The 10-time Emmy Award winner designed sets at CBS in 1950, according to The Hollywood Reporter. The designs were for shows such as “I Remember Mama,” “The Ed Sullivan Show” and “Adventure, the Times reported.

In 1964 Venza led cultural programming at National Education Television (NET), the newspaper reported. That network later became The WNET Group, which was the home of New York’s PBS station, THIRTEEN.

NET later became the Public Broadcasting Service (PBS), according to Deadline.

While other producers at the network were trying how to educate the viewing public through a nonprofit organization, Venza had a novel approach.

“Why don’t we entertain them, too?” he once said.

In the 1960s and ‘70s, he introduced “NET Playhouse,” “Theater in America,” “Live From Lincoln Center,” “Great Performances” and “Dance in America,” the Times reported. He also imported BBC productions like “Brideshead Revisited.”

“I realized,” Venza told the Times in 1982, “that the finest artists had not been asked to join television in a major way.

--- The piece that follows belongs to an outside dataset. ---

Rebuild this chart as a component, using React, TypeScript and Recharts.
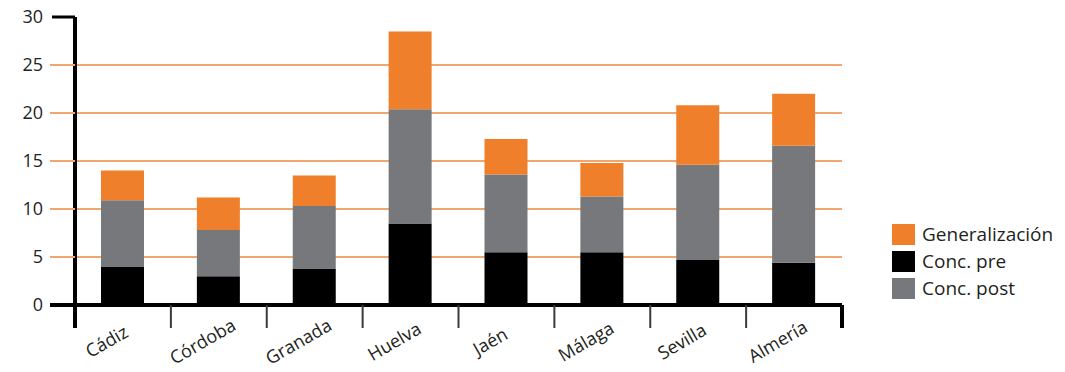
import React from "react";
import { BarChart, Bar, XAxis, YAxis, CartesianGrid, Legend } from "recharts";

const provinces = ["Cádiz", "Córdoba", "Granada", "Huelva", "Jaén", "Málaga", "Sevilla", "Almería"];
const concPre = [4.0, 3.0, 3.8, 8.5, 5.5, 5.5, 4.7, 4.4];
const concPost = [6.9, 4.8, 6.5, 11.9, 8.1, 5.8, 9.9, 12.2];
const generalizacion = [3.1, 3.4, 3.2, 8.1, 3.7, 3.5, 6.2, 5.4];
const yTicks = [0, 5, 10, 15, 20, 25, 30];

const seriesNames = { gen: "Generalización", pre: "Conc. pre", post: "Conc. post" };
const ORANGE = "#EF7F2B";
const GRAY = "#77787B";
const BLACK = "#000000";
const GRID = "#F2A66E";
const TEXT = "#231F20";
const FONT = "'Open Sans', 'Liberation Sans', sans-serif";

const W = 1065;
const H = 372;
const AXIS_X = 75;
const TOP = 17;
const RIGHT_EDGE = 842;
const XAXIS_H = 67;
const AXIS_Y = H - XAXIS_H;
const BAND = (RIGHT_EDGE - AXIS_X) / provinces.length;
const LEGEND_W = 170;

const data = provinces.map((p, i) => ({
  name: p,
  pre: concPre[i],
  post: concPost[i],
  gen: generalizacion[i],
}));

const YTick = (props: any) => {
  const { y, payload } = props;
  const v = payload.value;
  let line: React.ReactNode = null;
  if (v === 0) {
    line = <line x1={AXIS_X - 25} x2={AXIS_X} y1={y} y2={y} stroke={BLACK} strokeWidth={4} />;
  } else if (v === 30) {
    line = <line x1={AXIS_X - 23} x2={AXIS_X} y1={y} y2={y} stroke={BLACK} strokeWidth={3} />;
  } else {
    line = <line x1={AXIS_X - 25} x2={AXIS_X} y1={y} y2={y} stroke={GRID} strokeWidth={2} />;
  }
  return (
    <g>
      {line}
      <text x={AXIS_X - 32} y={y} dy="0.35em" textAnchor="end" fontSize={18} fontFamily={FONT} fill={TEXT}>
        {v}
      </text>
    </g>
  );
};

const XTick = (props: any) => {
  const { x, payload, index } = props;
  const last = index === provinces.length - 1;
  const rx = x + BAND / 2;
  const lx = x - BAND / 2;
  const tx = x - 13;
  const ty = AXIS_Y + 42;
  return (
    <g>
      {index === 0 && (
        <line x1={lx} x2={lx} y1={AXIS_Y} y2={AXIS_Y + 23} stroke={BLACK} strokeWidth={4} />
      )}
      <line
        x1={rx}
        x2={rx}
        y1={AXIS_Y}
        y2={AXIS_Y + 23}
        stroke={last ? BLACK : "#3a3a3a"}
        strokeWidth={last ? 4 : 2}
      />
      <text
        x={tx}
        y={ty}
        textAnchor="middle"
        fontSize={18}
        fontFamily={FONT}
        fill={TEXT}
        transform={`rotate(-30 ${tx} ${ty})`}
      >
        {payload.value}
      </text>
    </g>
  );
};

const GridLine = (props: any) => {
  const { x1, x2, y1, y2 } = props;
  if (y1 < TOP + 2 || y1 > AXIS_Y - 2) return <g />;
  return <line x1={x1} x2={x2} y1={y1} y2={y2} stroke={GRID} strokeWidth={2} />;
};

const legendItems = [
  { key: "gen", color: ORANGE },
  { key: "pre", color: BLACK },
  { key: "post", color: GRAY },
];

const LegendContent = () => (
  <div style={{ fontFamily: FONT, fontSize: 19, color: TEXT, width: LEGEND_W }}>
    {legendItems.map((it) => (
      <div key={it.key} style={{ display: "flex", alignItems: "center", height: 27 }}>
        <div style={{ width: 23, height: 21, background: it.color, marginRight: 7, flexShrink: 0 }} />
        <span style={{ lineHeight: "21px", whiteSpace: "nowrap" }}>{(seriesNames as any)[it.key]}</span>
      </div>
    ))}
  </div>
);

export default function App() {
  return (
    <div style={{ position: "absolute", left: 0, top: 0, width: W, height: H, background: "#fff" }}>
      <BarChart
        width={W}
        height={H}
        data={data}
        margin={{ top: TOP, right: W - RIGHT_EDGE - LEGEND_W, bottom: 0, left: 0 }}
      >
        <CartesianGrid vertical={false} horizontal={GridLine as any} />
        <XAxis
          dataKey="name"
          height={XAXIS_H}
          axisLine={{ stroke: BLACK, strokeWidth: 4 }}
          tickLine={false}
          tick={XTick}
          interval={0}
        />
        <YAxis
          width={AXIS_X}
          domain={[0, 30]}
          ticks={yTicks}
          axisLine={{ stroke: BLACK, strokeWidth: 4 }}
          tickLine={false}
          tick={YTick}
          interval={0}
        />
        <Legend
          content={LegendContent}
          layout="vertical"
          verticalAlign="top"
          align="right"
          wrapperStyle={{ left: 892, top: 221, width: LEGEND_W }}
        />
        <Bar dataKey="pre" name={seriesNames.pre} stackId="a" fill={BLACK} barSize={43} isAnimationActive={false} />
        <Bar dataKey="post" name={seriesNames.post} stackId="a" fill={GRAY} barSize={43} isAnimationActive={false} />
        <Bar dataKey="gen" name={seriesNames.gen} stackId="a" fill={ORANGE} barSize={43} isAnimationActive={false} />
      </BarChart>
    </div>
  );
}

To succeed, public television needed performances.”

“Great Performances” would win 32 Emmy Awards.

Venz was nominated for 57 Emmys, winning 10 times.

Through the years, Venza worked with George Balanchine, Martha Graham, Leonard Bernstein and Tennessee Williams, according to The Hollywood Reporter. Dustin Hoffman appeared in his first starring role on television in NET’s 1966 production of “The Journey of the Fifth Horse,” the entertainment news website reported.

A decade later, Meryl Streep appeared onscreen for the first time in the play “Secret Service” on “Great Performances,” the Times reported.

“I’m not sure there would be performing arts in prime time on public television if there hadn’t been Jac Venza in the lifeblood of this station,” John Jay Iselin, a former president of WNET, told the newspaper in 1982. “We take performing arts for granted as the signature of our whole cultural programming. But he was creating programs at a time when most people hadn’t the production skill or insight or ingenuity to make them really interesting and compelling.”

Venza was born on Dec. 23, 1926, in Chicago, the son of an immigrant shoemaker from Sicily, according to the Times.

He said he never regretting shifting from commercial to public television.

“I will come away from the system without a large bank account or a swimming pool, or owning one of those programs I produced,” Venza told the Times in a 2002 interview. “What I will have 20 years from now, a lot of people in television won’t have. Our programs won’t spoil. They will be in schools and in videodisc collections. What we have won’t diminish with age.”